Problem description:
Transcribe the whole listing without a single picture.
□ □ □ □
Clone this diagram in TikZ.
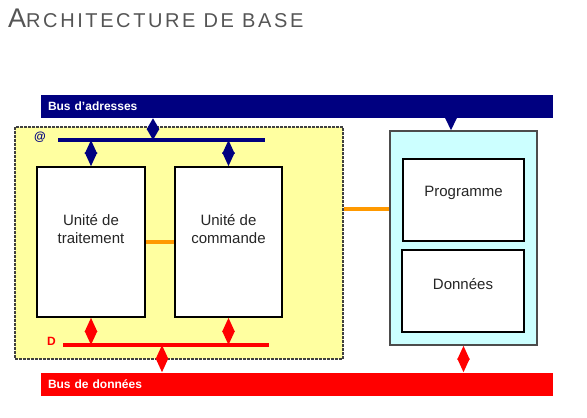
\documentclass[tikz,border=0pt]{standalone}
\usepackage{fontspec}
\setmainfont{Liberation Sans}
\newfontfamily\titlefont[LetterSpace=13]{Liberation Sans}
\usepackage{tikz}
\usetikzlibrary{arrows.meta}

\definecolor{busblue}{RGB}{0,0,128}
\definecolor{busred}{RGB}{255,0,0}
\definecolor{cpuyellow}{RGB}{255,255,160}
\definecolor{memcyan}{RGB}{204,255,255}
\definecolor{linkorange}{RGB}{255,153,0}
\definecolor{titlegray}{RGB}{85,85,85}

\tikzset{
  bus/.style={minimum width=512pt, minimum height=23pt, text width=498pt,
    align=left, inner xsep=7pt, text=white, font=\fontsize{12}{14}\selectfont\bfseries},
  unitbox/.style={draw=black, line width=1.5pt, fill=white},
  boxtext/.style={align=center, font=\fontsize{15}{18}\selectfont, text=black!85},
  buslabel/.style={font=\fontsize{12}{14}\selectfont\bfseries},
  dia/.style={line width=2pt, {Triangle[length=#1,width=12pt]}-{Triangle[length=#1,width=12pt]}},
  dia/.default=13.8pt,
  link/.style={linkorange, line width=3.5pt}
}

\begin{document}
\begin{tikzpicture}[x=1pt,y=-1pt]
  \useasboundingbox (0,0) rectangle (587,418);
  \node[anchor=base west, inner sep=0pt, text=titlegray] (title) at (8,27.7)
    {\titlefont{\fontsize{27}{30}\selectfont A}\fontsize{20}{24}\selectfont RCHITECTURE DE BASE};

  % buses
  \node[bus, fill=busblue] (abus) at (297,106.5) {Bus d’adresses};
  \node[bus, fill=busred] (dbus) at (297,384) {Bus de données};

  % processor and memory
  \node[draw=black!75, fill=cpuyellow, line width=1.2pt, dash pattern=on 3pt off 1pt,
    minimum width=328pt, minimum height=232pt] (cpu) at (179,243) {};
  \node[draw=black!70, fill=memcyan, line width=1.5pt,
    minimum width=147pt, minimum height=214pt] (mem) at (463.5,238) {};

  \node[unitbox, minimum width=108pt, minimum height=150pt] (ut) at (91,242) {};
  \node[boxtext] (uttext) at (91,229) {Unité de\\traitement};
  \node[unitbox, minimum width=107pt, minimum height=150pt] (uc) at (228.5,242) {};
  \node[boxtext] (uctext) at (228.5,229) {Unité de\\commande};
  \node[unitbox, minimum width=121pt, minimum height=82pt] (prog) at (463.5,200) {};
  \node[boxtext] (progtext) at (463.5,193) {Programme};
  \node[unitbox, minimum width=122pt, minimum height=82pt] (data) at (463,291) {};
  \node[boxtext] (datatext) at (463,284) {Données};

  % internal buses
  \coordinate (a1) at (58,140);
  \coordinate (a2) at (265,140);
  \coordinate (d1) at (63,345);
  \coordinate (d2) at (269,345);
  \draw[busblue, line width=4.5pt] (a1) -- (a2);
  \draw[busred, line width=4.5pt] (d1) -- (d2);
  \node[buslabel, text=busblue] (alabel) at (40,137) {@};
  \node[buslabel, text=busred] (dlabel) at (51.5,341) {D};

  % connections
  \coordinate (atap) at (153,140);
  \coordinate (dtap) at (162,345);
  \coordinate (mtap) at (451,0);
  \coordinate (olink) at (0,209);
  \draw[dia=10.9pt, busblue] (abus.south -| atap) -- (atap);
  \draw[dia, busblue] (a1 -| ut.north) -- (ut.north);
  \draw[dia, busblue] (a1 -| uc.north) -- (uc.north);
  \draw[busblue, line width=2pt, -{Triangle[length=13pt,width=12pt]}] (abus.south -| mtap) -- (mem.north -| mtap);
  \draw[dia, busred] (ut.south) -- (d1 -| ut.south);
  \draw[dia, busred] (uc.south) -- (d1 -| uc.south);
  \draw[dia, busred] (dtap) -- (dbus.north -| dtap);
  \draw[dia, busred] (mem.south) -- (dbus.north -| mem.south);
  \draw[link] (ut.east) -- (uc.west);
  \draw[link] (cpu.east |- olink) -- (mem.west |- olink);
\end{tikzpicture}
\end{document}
□ □ □ □
Expected answer:
Clone this diagram in TikZ.
\documentclass[tikz,border=0pt]{standalone}
\usepackage{fontspec}
\setmainfont{Liberation Sans}
\newfontfamily\titlefont[LetterSpace=13]{Liberation Sans}
\usepackage{tikz}
\usetikzlibrary{arrows.meta}

\definecolor{busblue}{RGB}{0,0,128}
\definecolor{busred}{RGB}{255,0,0}
\definecolor{cpuyellow}{RGB}{255,255,160}
\definecolor{memcyan}{RGB}{204,255,255}
\definecolor{linkorange}{RGB}{255,153,0}
\definecolor{titlegray}{RGB}{85,85,85}

\tikzset{
  bus/.style={minimum width=512pt, minimum height=23pt, text width=498pt,
    align=left, inner xsep=7pt, text=white, font=\fontsize{12}{14}\selectfont\bfseries},
  unitbox/.style={draw=black, line width=1.5pt, fill=white},
  boxtext/.style={align=center, font=\fontsize{15}{18}\selectfont, text=black!85},
  buslabel/.style={font=\fontsize{12}{14}\selectfont\bfseries},
  dia/.style={line width=2pt, {Triangle[length=#1,width=12pt]}-{Triangle[length=#1,width=12pt]}},
  dia/.default=13.8pt,
  link/.style={linkorange, line width=3.5pt}
}

\begin{document}
\begin{tikzpicture}[x=1pt,y=-1pt]
  \useasboundingbox (0,0) rectangle (587,418);
  \node[anchor=base west, inner sep=0pt, text=titlegray] (title) at (8,27.7)
    {\titlefont{\fontsize{27}{30}\selectfont A}\fontsize{20}{24}\selectfont RCHITECTURE DE BASE};

  % buses
  \node[bus, fill=busblue] (abus) at (297,106.5) {Bus d’adresses};
  \node[bus, fill=busred] (dbus) at (297,384) {Bus de données};

  % processor and memory
  \node[draw=black!75, fill=cpuyellow, line width=1.2pt, dash pattern=on 3pt off 1pt,
    minimum width=328pt, minimum height=232pt] (cpu) at (179,243) {};
  \node[draw=black!70, fill=memcyan, line width=1.5pt,
    minimum width=147pt, minimum height=214pt] (mem) at (463.5,238) {};

  \node[unitbox, minimum width=108pt, minimum height=150pt] (ut) at (91,242) {};
  \node[boxtext] (uttext) at (91,229) {Unité de\\traitement};
  \node[unitbox, minimum width=107pt, minimum height=150pt] (uc) at (228.5,242) {};
  \node[boxtext] (uctext) at (228.5,229) {Unité de\\commande};
  \node[unitbox, minimum width=121pt, minimum height=82pt] (prog) at (463.5,200) {};
  \node[boxtext] (progtext) at (463.5,193) {Programme};
  \node[unitbox, minimum width=122pt, minimum height=82pt] (data) at (463,291) {};
  \node[boxtext] (datatext) at (463,284) {Données};

  % internal buses
  \coordinate (a1) at (58,140);
  \coordinate (a2) at (265,140);
  \coordinate (d1) at (63,345);
  \coordinate (d2) at (269,345);
  \draw[busblue, line width=4.5pt] (a1) -- (a2);
  \draw[busred, line width=4.5pt] (d1) -- (d2);
  \node[buslabel, text=busblue] (alabel) at (40,137) {@};
  \node[buslabel, text=busred] (dlabel) at (51.5,341) {D};

  % connections
  \coordinate (atap) at (153,140);
  \coordinate (dtap) at (162,345);
  \coordinate (mtap) at (451,0);
  \coordinate (olink) at (0,209);
  \draw[dia=10.9pt, busblue] (abus.south -| atap) -- (atap);
  \draw[dia, busblue] (a1 -| ut.north) -- (ut.north);
  \draw[dia, busblue] (a1 -| uc.north) -- (uc.north);
  \draw[busblue, line width=2pt, -{Triangle[length=13pt,width=12pt]}] (abus.south -| mtap) -- (mem.north -| mtap);
  \draw[dia, busred] (ut.south) -- (d1 -| ut.south);
  \draw[dia, busred] (uc.south) -- (d1 -| uc.south);
  \draw[dia, busred] (dtap) -- (dbus.north -| dtap);
  \draw[dia, busred] (mem.south) -- (dbus.north -| mem.south);
  \draw[link] (ut.east) -- (uc.west);
  \draw[link] (cpu.east |- olink) -- (mem.west |- olink);
\end{tikzpicture}
\end{document}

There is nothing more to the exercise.